((

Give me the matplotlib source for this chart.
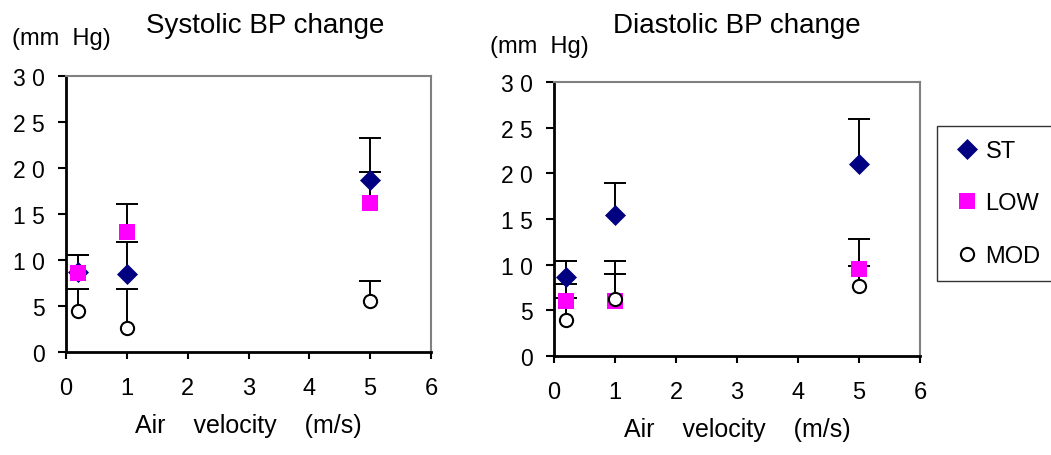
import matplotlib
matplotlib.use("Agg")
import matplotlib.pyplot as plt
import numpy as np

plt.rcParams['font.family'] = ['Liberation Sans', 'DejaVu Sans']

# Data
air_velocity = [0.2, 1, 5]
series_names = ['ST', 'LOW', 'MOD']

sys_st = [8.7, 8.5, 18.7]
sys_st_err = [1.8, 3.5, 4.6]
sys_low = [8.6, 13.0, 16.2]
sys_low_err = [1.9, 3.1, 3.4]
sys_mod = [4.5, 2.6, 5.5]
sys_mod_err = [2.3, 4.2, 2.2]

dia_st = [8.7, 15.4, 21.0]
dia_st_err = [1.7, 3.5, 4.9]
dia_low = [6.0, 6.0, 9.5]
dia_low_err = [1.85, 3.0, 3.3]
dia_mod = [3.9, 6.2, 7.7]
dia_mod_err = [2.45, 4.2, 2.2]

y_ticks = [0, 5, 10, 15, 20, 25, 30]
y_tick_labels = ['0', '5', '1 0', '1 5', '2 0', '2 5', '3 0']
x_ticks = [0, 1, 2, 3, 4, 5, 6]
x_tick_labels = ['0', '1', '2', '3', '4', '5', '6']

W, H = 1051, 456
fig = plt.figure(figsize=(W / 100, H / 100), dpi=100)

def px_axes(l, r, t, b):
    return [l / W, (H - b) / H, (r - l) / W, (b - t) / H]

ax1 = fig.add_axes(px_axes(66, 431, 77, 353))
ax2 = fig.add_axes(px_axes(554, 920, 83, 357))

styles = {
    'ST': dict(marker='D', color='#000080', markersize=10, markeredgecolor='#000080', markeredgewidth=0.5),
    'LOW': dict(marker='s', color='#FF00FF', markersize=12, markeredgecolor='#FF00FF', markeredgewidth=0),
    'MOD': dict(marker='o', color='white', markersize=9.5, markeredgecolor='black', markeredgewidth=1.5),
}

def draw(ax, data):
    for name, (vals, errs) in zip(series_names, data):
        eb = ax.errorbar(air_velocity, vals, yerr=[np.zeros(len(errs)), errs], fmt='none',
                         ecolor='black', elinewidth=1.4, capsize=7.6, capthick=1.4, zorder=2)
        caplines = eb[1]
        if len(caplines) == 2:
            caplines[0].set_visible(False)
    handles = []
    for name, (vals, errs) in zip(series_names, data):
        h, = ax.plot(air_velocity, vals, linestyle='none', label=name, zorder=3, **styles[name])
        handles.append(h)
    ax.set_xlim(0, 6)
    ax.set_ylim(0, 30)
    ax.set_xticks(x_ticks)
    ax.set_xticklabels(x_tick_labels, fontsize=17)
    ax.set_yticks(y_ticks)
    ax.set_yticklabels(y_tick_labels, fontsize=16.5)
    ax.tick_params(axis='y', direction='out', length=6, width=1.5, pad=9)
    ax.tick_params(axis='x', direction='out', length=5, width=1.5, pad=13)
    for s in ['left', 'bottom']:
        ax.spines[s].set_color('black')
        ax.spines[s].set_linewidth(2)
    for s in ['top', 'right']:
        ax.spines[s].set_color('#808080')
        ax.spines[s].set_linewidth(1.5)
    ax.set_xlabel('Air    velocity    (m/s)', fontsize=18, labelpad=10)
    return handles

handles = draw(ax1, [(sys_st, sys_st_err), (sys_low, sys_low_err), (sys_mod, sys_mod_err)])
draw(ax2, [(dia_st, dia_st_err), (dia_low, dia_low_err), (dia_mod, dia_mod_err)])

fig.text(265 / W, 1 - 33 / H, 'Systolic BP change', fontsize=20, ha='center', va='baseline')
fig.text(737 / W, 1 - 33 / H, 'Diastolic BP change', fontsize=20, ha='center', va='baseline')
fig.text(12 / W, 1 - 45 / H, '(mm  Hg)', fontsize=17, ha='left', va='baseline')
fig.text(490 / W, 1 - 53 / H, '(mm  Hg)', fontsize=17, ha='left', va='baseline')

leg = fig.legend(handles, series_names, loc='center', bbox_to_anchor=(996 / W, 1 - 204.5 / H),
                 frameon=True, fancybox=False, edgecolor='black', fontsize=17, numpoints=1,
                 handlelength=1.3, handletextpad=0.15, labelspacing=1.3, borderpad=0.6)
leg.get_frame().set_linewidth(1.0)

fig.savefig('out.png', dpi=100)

))

__Exercise__
Without the pictures, please reproduce each line of the listing above exactly, from the first one through the line bearing "ax2 = fig.add_axes(px_axes(554, 920, 83, 357))".

__Response to this exercise__
Give me the matplotlib source for this chart.
import matplotlib
matplotlib.use("Agg")
import matplotlib.pyplot as plt
import numpy as np

plt.rcParams['font.family'] = ['Liberation Sans', 'DejaVu Sans']

# Data
air_velocity = [0.2, 1, 5]
series_names = ['ST', 'LOW', 'MOD']

sys_st = [8.7, 8.5, 18.7]
sys_st_err = [1.8, 3.5, 4.6]
sys_low = [8.6, 13.0, 16.2]
sys_low_err = [1.9, 3.1, 3.4]
sys_mod = [4.5, 2.6, 5.5]
sys_mod_err = [2.3, 4.2, 2.2]

dia_st = [8.7, 15.4, 21.0]
dia_st_err = [1.7, 3.5, 4.9]
dia_low = [6.0, 6.0, 9.5]
dia_low_err = [1.85, 3.0, 3.3]
dia_mod = [3.9, 6.2, 7.7]
dia_mod_err = [2.45, 4.2, 2.2]

y_ticks = [0, 5, 10, 15, 20, 25, 30]
y_tick_labels = ['0', '5', '1 0', '1 5', '2 0', '2 5', '3 0']
x_ticks = [0, 1, 2, 3, 4, 5, 6]
x_tick_labels = ['0', '1', '2', '3', '4', '5', '6']

W, H = 1051, 456
fig = plt.figure(figsize=(W / 100, H / 100), dpi=100)

def px_axes(l, r, t, b):
    return [l / W, (H - b) / H, (r - l) / W, (b - t) / H]

ax1 = fig.add_axes(px_axes(66, 431, 77, 353))
ax2 = fig.add_axes(px_axes(554, 920, 83, 357))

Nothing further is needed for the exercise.